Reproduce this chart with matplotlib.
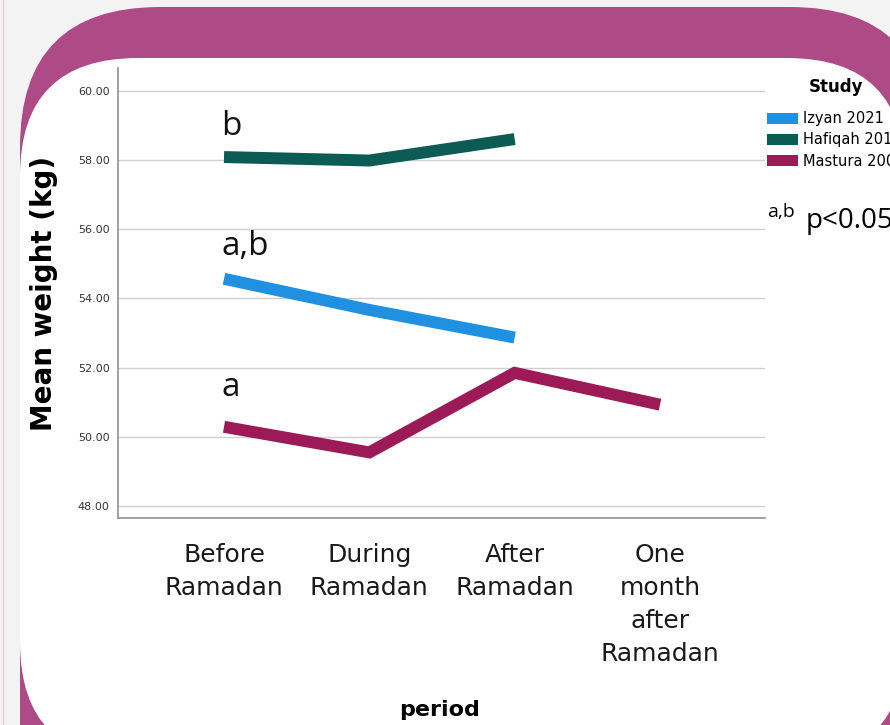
import matplotlib.pyplot as plt
from matplotlib.patches import FancyBboxPatch, Patch

# data
periods = ['Before\nRamadan', 'During\nRamadan', 'After\nRamadan', 'One\nmonth\nafter\nRamadan']
studies = ['Izyan 2021', 'Hafiqah 2018', 'Mastura 2009']
izyan = [54.57, 53.67, 52.87]
hafiqah = [58.09, 57.99, 58.61]
mastura = [50.29, 49.55, 51.85, 50.93]
colors = ['#1f91e0', '#0c5b55', '#9c1a55']

# significance letters next to the first point of each series
sig_labels = ['b', 'a,b', 'a']
sig_y = [58.73, 55.26, 51.18]

W, H = 890, 725
fig = plt.figure(figsize=(W / 100, H / 100), dpi=100)
fig.patch.set_facecolor('#f3f3f3')

# slide background: magenta frame with a white rounded panel
bg = fig.add_axes([0, 0, 1, 1], zorder=0)
bg.set_xlim(0, W)
bg.set_ylim(H, 0)
bg.axis('off')
bg.add_patch(FancyBboxPatch((20, 7), 910, 1000, boxstyle='round,pad=0,rounding_size=140',
                            facecolor='#ae4a86', edgecolor='none'))
bg.add_patch(FancyBboxPatch((20, 58), 885, 702, boxstyle='round,pad=0,rounding_size=118',
                            facecolor='white', edgecolor='none'))
bg.plot([3, 3], [0, H], color='#e8cfe0', lw=1)

# main chart, placed in pixel terms
left, right, top, bottom = 118, 765, 68, 518
ax = fig.add_axes([left / W, 1 - bottom / H, (right - left) / W, (bottom - top) / H], zorder=2)
ax.set_facecolor('none')

series = [izyan, hafiqah, mastura]
for vals, c, name in zip(series, colors, studies):
    ax.plot(range(len(vals)), vals, color=c, lw=8.6, solid_capstyle='butt',
            solid_joinstyle='miter', label=name, zorder=3)

for lab, y in zip(sig_labels, sig_y):
    ax.text(-0.02, y, lab, fontsize=24, family='Open Sans', va='baseline', ha='left', color='#111')

px_per_kg = (506 - 91) / 12
ax.set_ylim(48 - (bottom - 506) / px_per_kg, 60 + (91 - top) / px_per_kg)
step = (660 - 224) / 3
ax.set_xlim(-(224 - left) / step, 3 + (right - 660) / step)

yt = [48, 50, 52, 54, 56, 58, 60]
ax.set_yticks(yt)
ax.set_yticklabels(['%.2f' % v for v in yt])
ax.set_xticks(range(len(periods)))
ax.set_xticklabels(periods, fontsize=18, color='#1a1a1a', linespacing=1.47)
ax.tick_params(axis='y', length=0, pad=6, labelsize=8, labelcolor='#333333')
ax.tick_params(axis='x', length=0, pad=18)
ax.yaxis.grid(True, color='#cfcfcf', lw=1)
ax.set_axisbelow(True)
for s in ['top', 'right']:
    ax.spines[s].set_visible(False)
for s in ['left', 'bottom']:
    ax.spines[s].set_color('#999999')
    ax.spines[s].set_linewidth(1.3)

ax.set_ylabel('Mean weight (kg)', fontsize=20, fontweight='bold', labelpad=14)
fig.text(440 / W, 1 - 710 / H, 'period', fontsize=16, fontweight='bold', ha='center', va='center')

handles = [Patch(facecolor=c, edgecolor='none') for c in colors]
leg = ax.legend(handles, studies, title='Study', loc='upper left',
                bbox_to_anchor=(767 / W, 1 - 78 / H), bbox_transform=fig.transFigure,
                frameon=False, fontsize=10.5, handlelength=2.1, handleheight=0.75,
                handletextpad=0.4, labelspacing=0.42, borderaxespad=0, borderpad=0,
                title_fontproperties={'weight': 'bold', 'size': 12})
leg._legend_box.sep = 11

fig.text(767 / W, 1 - 217 / H, 'a,b', fontsize=14, family='Open Sans', va='baseline')
fig.text(806 / W, 1 - 228 / H, 'p<0.05', fontsize=20, family='Open Sans', va='baseline')

plt.savefig('out.png', dpi=100, facecolor=fig.get_facecolor())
__________
- [SET EXERCISE]: Exactly as they appear, print the lines of the listing above from its first line through the line that contains "fig.patch.set_facecolor('#f3f3f3')", minus the pictures.

- [WRITTEN SOLUTION]:
Reproduce this chart with matplotlib.
import matplotlib.pyplot as plt
from matplotlib.patches import FancyBboxPatch, Patch

# data
periods = ['Before\nRamadan', 'During\nRamadan', 'After\nRamadan', 'One\nmonth\nafter\nRamadan']
studies = ['Izyan 2021', 'Hafiqah 2018', 'Mastura 2009']
izyan = [54.57, 53.67, 52.87]
hafiqah = [58.09, 57.99, 58.61]
mastura = [50.29, 49.55, 51.85, 50.93]
colors = ['#1f91e0', '#0c5b55', '#9c1a55']

# significance letters next to the first point of each series
sig_labels = ['b', 'a,b', 'a']
sig_y = [58.73, 55.26, 51.18]

W, H = 890, 725
fig = plt.figure(figsize=(W / 100, H / 100), dpi=100)
fig.patch.set_facecolor('#f3f3f3')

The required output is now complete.